Loud, flashy, and high-maintenance rifles that make you hate range day
Collector rifles can be even worse for regret because you’re dealing with expensive ammo, expensive optics needs, and often brutal ergonomics. Some clout rifles are heavy, awkward, over-baffled, or just plain uncomfortable to shoot for more than a few rounds. Others are the opposite—lightweight and hard-kicking—so the rifle beats you up and you stop practicing. The gun looks incredible in photos and gets plenty of attention at the bench, but you’re quietly flinching by the third shot and pretending you’re not.
The mechanical regret shows up with consistency too. Hard recoil and blast shake mounts loose if your torque discipline isn’t perfect. Thin barrels heat up and wander if you try to shoot groups like it’s a target rifle. Some older or specialized rifles are also picky about ammo and magazine condition, and you learn quickly that “rare and cool” can also mean “temperamental.” A rifle you don’t enjoy shooting becomes a conversation piece, not a tool, and a tool that never gets used is how regret grows.

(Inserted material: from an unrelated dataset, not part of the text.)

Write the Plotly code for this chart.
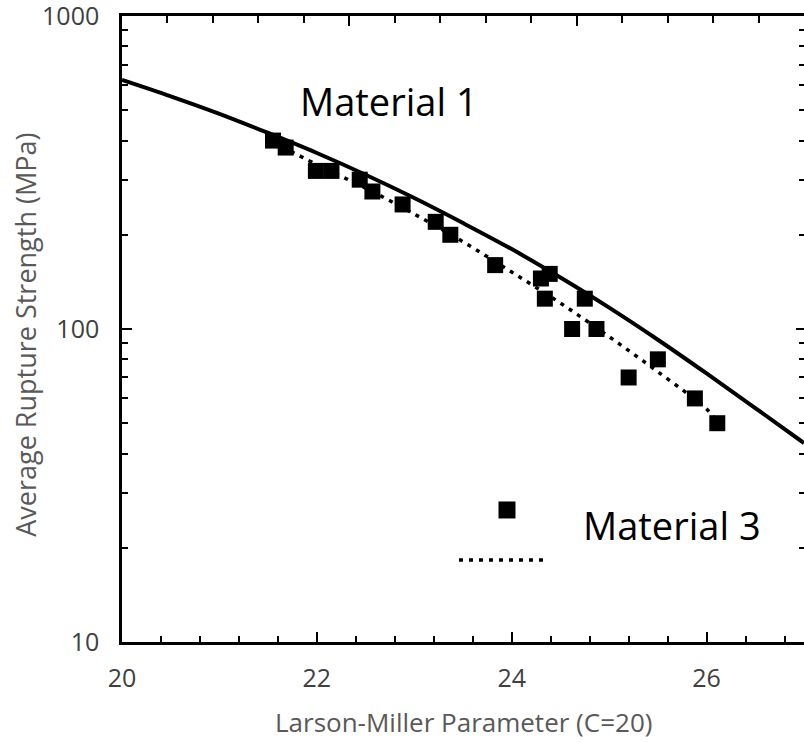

Import hype guns that turn into parts hunts when the market shifts
There’s a whole category of collector regret built around imports that become hot overnight—either because they get banned, restricted, or simply stop coming in. People chase them because they fear missing out, prices jump, and suddenly it feels like you’re buying a winning stock. Then reality arrives: parts availability dries up, mags get expensive, and if anything breaks you’re at the mercy of a secondary market that knows you’re trapped. The gun didn’t get worse, but your ability to support it did, and that changes everything about ownership.
You also see regret when the “collectibility” was tied to a moment, not a lasting demand. Once the hype cools, you’re holding a gun you didn’t buy because it fit your needs—you bought it because it was hot. Now it’s harder to sell without taking a hit, and you don’t want to shoot it hard because you’re still thinking like a speculator. That’s a miserable way to own firearms. Guns are machines. Machines deserve either use or peace, and hype-driven collector guns often get neither.
The real regret is buying a story instead of buying a role
If you want to avoid this trap, the litmus test is brutally simple: would you still want the gun if nobody ever saw it? Would you still buy it if it lost 20% in resale value tomorrow? Would you still enjoy it if you had to shoot it 500 rounds a year to stay competent with it? If the answer is no, you’re buying a story. And stories are expensive to maintain when they’re made of metal, springs, and finite spare parts.
The collector guns that people don’t regret are the ones that have a clear role: they shoot well, they’re supportable, they’re mechanically honest, and the owner isn’t afraid to use them. Clout fades. A gun you trust and enjoy doesn’t.